Haller was born in Jurczyce. He studied at Vienna's Technical Military Academy and subsequently (1895–1906) served with the Austrian Army, resigning after reaching the rank of captain. He supported the paramilitary pro-independence Polish organization Sokół. In 1916, during the First World War, he became commander of the Second Brigade of the Polish Legion, in particular the units which fought against Russia on the Eastern Front.

In 1918, in the aftermath of the "Charge at Rarańcza", as commander of the 2nd Polish Auxiliary Corps with the Austrian Army, Haller broke through the Austro-Russian front line to Ukraine, where he united his troops with Polish detachments which had left the Tsarist army. He protested the Treaty of Brest-Litovsk and continued to fight the Russians with his II Brigade of the Polish Legions (later, the 4th and 5th Rifle Divisions of the Polish II Corps). Under the pressure of the Germans, who after the Peace of Brest-Litovsk regarded the presence of Polish troops in Ukraine as illegal, and a fierce battle between Poles and Germans at Kaniów (10 May 1918, 2500 casualties) his corps was interned, while the Brigadier himself managed to escape to Moscow. Subsequently, by the way of Murmansk, he arrived in France in July 1918, where on behalf of the Polish National Committee he created what was known as the Blue Army (from the color of its French uniforms, also known as Haller's Army). For the next few months his army, allied to the Entente, would fight against Germany. In 1919, at the new army's head, he arrived in Poland and was dispatched to the Ukrainian front. In 1920 Haller seized Pomerania and entered Danzig (Gdańsk) in the name of Poland restoration of Poland’s access to the Baltic Sea. During the Polish-Soviet War he commanded an army of volunteers. He was also Inspector General of the Army and a member of the War Council.

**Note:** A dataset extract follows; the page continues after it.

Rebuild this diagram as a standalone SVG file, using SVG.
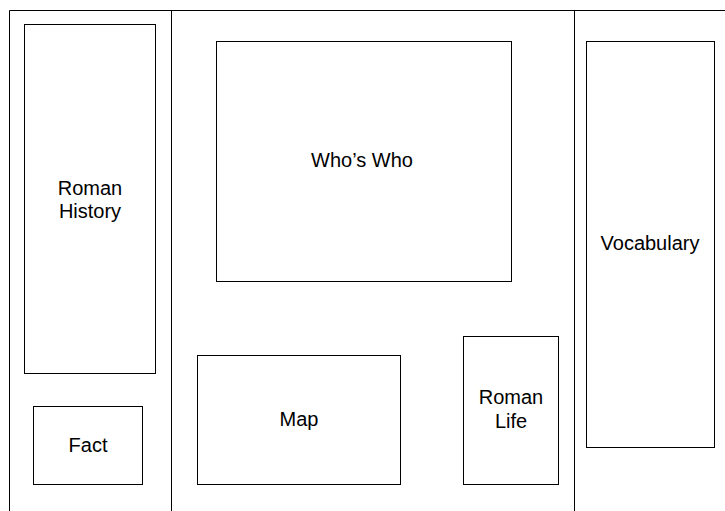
<svg xmlns="http://www.w3.org/2000/svg" width="725" height="511" viewBox="0 0 725 511">
<style>
.box{fill:#fff;stroke:#000;stroke-width:1}
.ln{fill:none;stroke:#000;stroke-width:1}
text{font-family:"Liberation Sans",Arial,sans-serif;font-size:20px;fill:#000;text-anchor:middle}
</style>
<rect x="0" y="0" width="725" height="511" fill="#fff"/>
<g id="frame">
<path class="ln" d="M9.5 511V10.5H725"/>
<path class="ln" d="M171.5 10.5V511"/>
<path class="ln" d="M574.5 10.5V511"/>
</g>
<g id="roman-history">
<rect class="box" x="24.5" y="24.5" width="131" height="349"/>
<text x="90" y="195">Roman</text>
<text x="90" y="218">History</text>
</g>
<g id="fact">
<rect class="box" x="33.5" y="406.5" width="109" height="78"/>
<text x="88" y="452">Fact</text>
</g>
<g id="whos-who">
<rect class="box" x="216.5" y="41.5" width="295" height="240"/>
<text x="362" y="167">Who’s Who</text>
</g>
<g id="map">
<rect class="box" x="197.5" y="355.5" width="203" height="129"/>
<text x="299" y="426">Map</text>
</g>
<g id="roman-life">
<rect class="box" x="463.5" y="336.5" width="95" height="148"/>
<text x="511" y="404">Roman</text>
<text x="511" y="428">Life</text>
</g>
<g id="vocabulary">
<rect class="box" x="586.5" y="41.5" width="128" height="406"/>
<text x="650" y="250">Vocabulary</text>
</g>
<g id="connectors"/>
</svg>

In 1920-1927 Haller was a deputy to the Sejm. After the election of Gabriel Narutowicz as President of the Republic in December 1922, Haller fell into disfavor. After the 1926 May Coup, he was ordered into retirement. He co-organized an opposition party, the "Front Morges." At the time of the Invasion of Poland (1939), Haller was living abroad. From 1940–1943 he served as Minister of Education in Władysław Sikorski's government. After 1945 he settled in London as an exile and did not take active part in any émigré Polish political activities. General Jozef Haller died on 4 June 1960 at the age of 86. He was buried in the Gunnersbury cemetery. His ashes were returned to Poland on 23 April 1993 and are now kept in a crypt in St. Agnieszka's garrison church in Kraków.